* **Data excerpts**

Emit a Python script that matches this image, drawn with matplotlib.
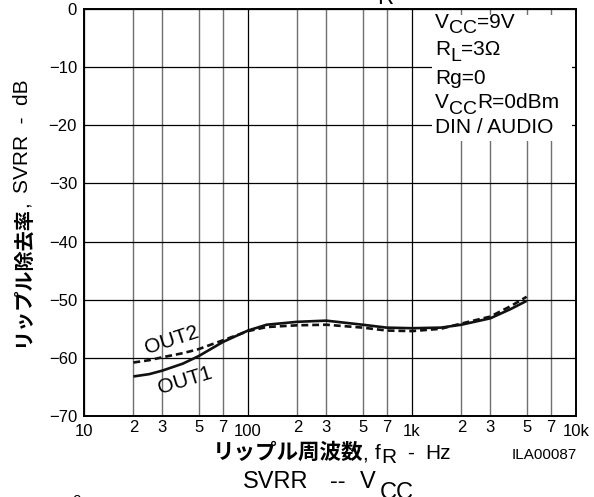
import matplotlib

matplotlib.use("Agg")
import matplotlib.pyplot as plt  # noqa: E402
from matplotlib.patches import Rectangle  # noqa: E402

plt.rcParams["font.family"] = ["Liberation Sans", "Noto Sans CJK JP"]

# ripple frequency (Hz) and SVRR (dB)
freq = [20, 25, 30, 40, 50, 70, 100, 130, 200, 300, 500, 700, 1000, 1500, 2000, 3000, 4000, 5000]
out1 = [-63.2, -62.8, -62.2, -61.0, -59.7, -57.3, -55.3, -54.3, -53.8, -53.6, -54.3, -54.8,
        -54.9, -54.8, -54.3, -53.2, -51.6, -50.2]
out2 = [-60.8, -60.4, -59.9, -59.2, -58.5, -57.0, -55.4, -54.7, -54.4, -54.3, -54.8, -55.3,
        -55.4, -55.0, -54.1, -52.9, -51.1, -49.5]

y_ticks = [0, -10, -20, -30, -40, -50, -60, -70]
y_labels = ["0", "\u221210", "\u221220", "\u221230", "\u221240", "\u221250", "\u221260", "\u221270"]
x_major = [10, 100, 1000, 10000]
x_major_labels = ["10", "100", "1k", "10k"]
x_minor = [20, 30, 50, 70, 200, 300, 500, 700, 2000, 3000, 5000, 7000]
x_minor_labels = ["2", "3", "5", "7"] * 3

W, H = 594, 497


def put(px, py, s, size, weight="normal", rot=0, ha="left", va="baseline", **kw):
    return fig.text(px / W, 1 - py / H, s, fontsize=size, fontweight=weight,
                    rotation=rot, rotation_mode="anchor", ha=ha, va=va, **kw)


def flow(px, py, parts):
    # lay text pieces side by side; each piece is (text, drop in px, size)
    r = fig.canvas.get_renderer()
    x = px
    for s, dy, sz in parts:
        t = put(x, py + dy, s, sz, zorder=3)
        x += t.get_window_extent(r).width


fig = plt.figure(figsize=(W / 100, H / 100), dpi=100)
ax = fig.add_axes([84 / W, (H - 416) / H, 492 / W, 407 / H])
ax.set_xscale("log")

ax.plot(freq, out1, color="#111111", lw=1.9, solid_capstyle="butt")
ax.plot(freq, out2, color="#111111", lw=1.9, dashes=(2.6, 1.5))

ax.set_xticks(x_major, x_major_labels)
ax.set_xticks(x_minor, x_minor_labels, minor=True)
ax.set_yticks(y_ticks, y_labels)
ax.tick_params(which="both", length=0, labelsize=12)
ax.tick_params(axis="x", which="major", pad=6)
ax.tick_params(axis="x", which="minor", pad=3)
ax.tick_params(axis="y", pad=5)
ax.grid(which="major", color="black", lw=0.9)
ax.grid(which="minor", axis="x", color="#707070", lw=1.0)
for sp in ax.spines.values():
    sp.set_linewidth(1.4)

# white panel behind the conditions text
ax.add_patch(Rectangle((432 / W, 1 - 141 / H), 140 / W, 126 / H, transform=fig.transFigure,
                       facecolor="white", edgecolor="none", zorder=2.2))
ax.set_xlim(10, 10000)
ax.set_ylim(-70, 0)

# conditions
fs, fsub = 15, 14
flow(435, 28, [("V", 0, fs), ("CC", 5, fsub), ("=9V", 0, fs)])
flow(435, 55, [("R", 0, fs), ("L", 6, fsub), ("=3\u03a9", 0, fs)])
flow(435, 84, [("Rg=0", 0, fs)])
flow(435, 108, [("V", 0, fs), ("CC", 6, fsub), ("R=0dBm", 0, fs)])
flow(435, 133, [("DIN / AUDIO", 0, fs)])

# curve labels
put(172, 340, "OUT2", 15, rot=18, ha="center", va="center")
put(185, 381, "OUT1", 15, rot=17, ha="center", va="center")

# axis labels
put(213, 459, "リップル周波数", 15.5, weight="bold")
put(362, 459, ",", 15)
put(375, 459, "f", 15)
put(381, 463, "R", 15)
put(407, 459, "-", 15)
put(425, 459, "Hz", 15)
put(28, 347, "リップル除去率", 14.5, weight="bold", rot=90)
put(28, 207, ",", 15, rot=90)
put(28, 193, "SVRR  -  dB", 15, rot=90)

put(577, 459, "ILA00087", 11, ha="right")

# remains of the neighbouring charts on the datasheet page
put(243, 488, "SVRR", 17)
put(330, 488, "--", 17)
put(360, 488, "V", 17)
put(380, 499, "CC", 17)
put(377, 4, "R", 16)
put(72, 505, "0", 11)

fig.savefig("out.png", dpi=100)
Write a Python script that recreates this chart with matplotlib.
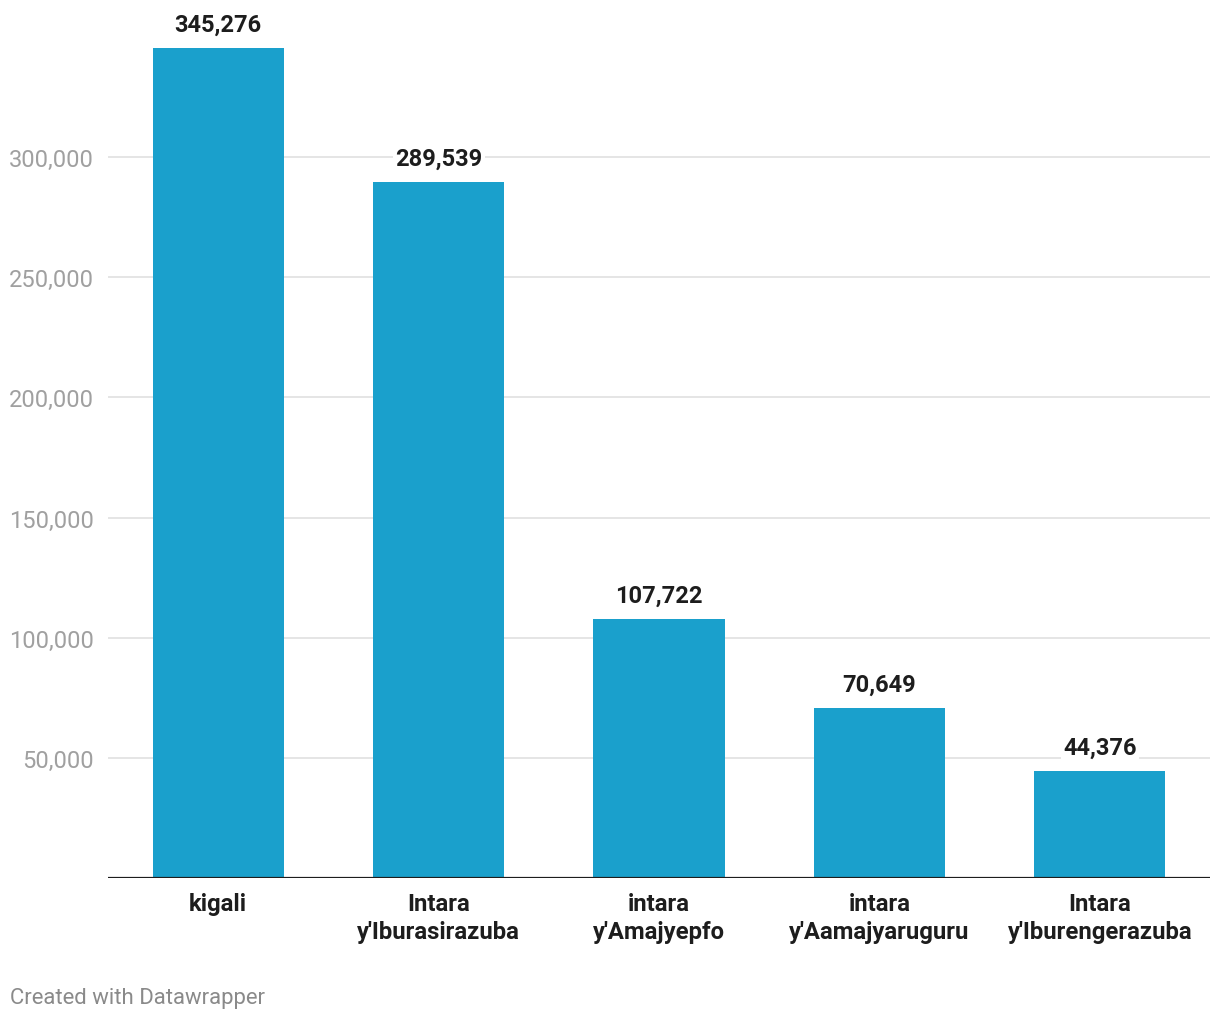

* **Instruction**
Start at the top of the entries and repeat each line exactly, ending at the line that contains "ha=ha, va=va, **kw)". Pictures are not part of the copy.

* **Response**
Emit a Python script that matches this image, drawn with matplotlib.
import matplotlib

matplotlib.use("Agg")
import matplotlib.pyplot as plt  # noqa: E402
from matplotlib.patches import Rectangle  # noqa: E402

plt.rcParams["font.family"] = ["Liberation Sans", "Noto Sans CJK JP"]

# ripple frequency (Hz) and SVRR (dB)
freq = [20, 25, 30, 40, 50, 70, 100, 130, 200, 300, 500, 700, 1000, 1500, 2000, 3000, 4000, 5000]
out1 = [-63.2, -62.8, -62.2, -61.0, -59.7, -57.3, -55.3, -54.3, -53.8, -53.6, -54.3, -54.8,
        -54.9, -54.8, -54.3, -53.2, -51.6, -50.2]
out2 = [-60.8, -60.4, -59.9, -59.2, -58.5, -57.0, -55.4, -54.7, -54.4, -54.3, -54.8, -55.3,
        -55.4, -55.0, -54.1, -52.9, -51.1, -49.5]

y_ticks = [0, -10, -20, -30, -40, -50, -60, -70]
y_labels = ["0", "\u221210", "\u221220", "\u221230", "\u221240", "\u221250", "\u221260", "\u221270"]
x_major = [10, 100, 1000, 10000]
x_major_labels = ["10", "100", "1k", "10k"]
x_minor = [20, 30, 50, 70, 200, 300, 500, 700, 2000, 3000, 5000, 7000]
x_minor_labels = ["2", "3", "5", "7"] * 3

W, H = 594, 497


def put(px, py, s, size, weight="normal", rot=0, ha="left", va="baseline", **kw):
    return fig.text(px / W, 1 - py / H, s, fontsize=size, fontweight=weight,
                    rotation=rot, rotation_mode="anchor", ha=ha, va=va, **kw)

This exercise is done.